His determination to tell the story and willingness to go to jail for five days brought response from across the country, and even from abroad.

Among others, support came at the time from the California Newspapers Publishers Association, the Chronicle Publishing Co. (then owners of the San Francisco Chronicle), the Los Angeles Times, Knight Ridder Inc. and the California First Amendment Coalition — and from Paris-based Reporters Without Borders.

Crews was a “true crusader and ink-stained iconoclast who exemplified ‘comfort the afflicted, and afflict the comfortable,’ “ said Karl Olson, a San Francisco attorney who specializes in First Amendment law.

Crews reflected a nearly extinct small-town style of journalism, a sometimes combative, always committed approach to delivering the news, good and bad, to his community.

His death produced an outpouring of reader condolences on the paper’s Facebook page.

“A true legend of Journalism,” one wrote. “There were plenty of times I rolled my eyes at how far he took some issues, but very few journalists remain who are willing to dig so deep into stories, especially the local ones that affect our community.”

A Willows resident has set up a GoFundMe accountso that Tim’s widow and the rest of the Mirror staff can focus for now on just getting the paper out without worrying about the bills. If they don’t report it, who will?”

Who will, indeed? Crews’ style of journalism had one creed: The readers come first.

“He’s the founder, publisher, editor and owner,” Daniel Funke wrote in 2017 on the Poynter.org website. “He reports, takes photos and sells ads. The newspaper is so small that he even helps deliver copies when it prints twice a week.

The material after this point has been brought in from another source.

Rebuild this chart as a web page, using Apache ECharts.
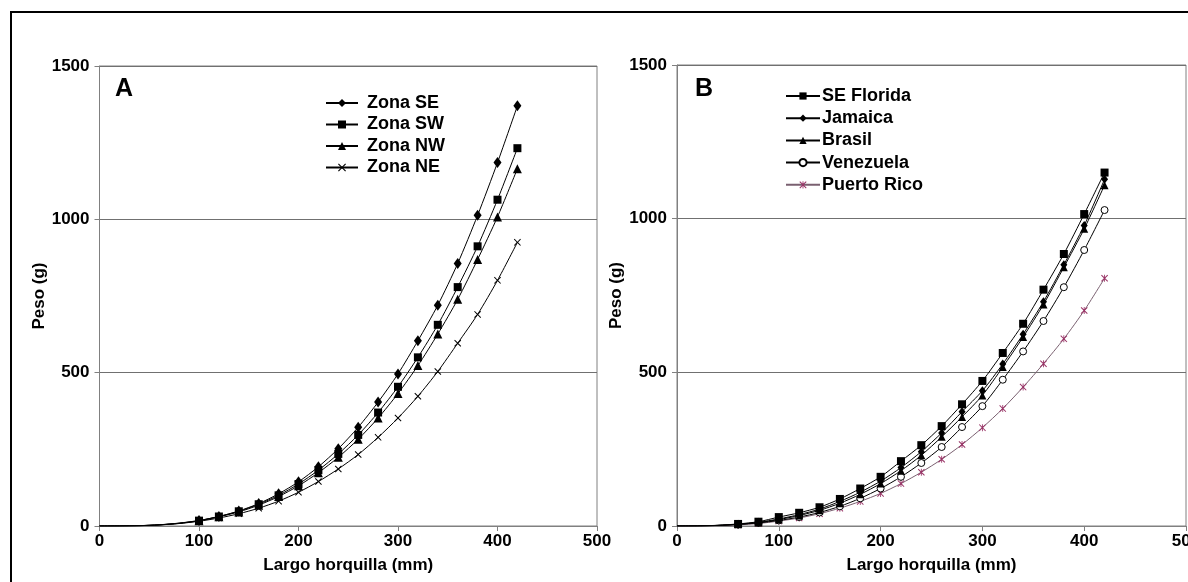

“And you wouldn’t know it by his blank email signature or no-nonsense tone, but Crews is also a controversial, bulldog investigator. He’s used open records to expose wrongdoing by public officials, penned countless editorials about various misdeeds and published long-form investigations about local government. But what people think of the plucky 73-year-old varies widely, from a noble bastion of watchdog journalism to a scandalous rabble-rouser who’s up to no good.”

Crews, who grew up in Washington state, started the newspaper in 1989 after his writing career took him across the West and overseas. According to Poynter, he got his start in journalism after stints with a logging company, a steel mill and in commercial fishing.

“His biggest priority was his newspaper,” Mirror copy editor Larry Judkins told the Associated Press. “It was basically his baby.”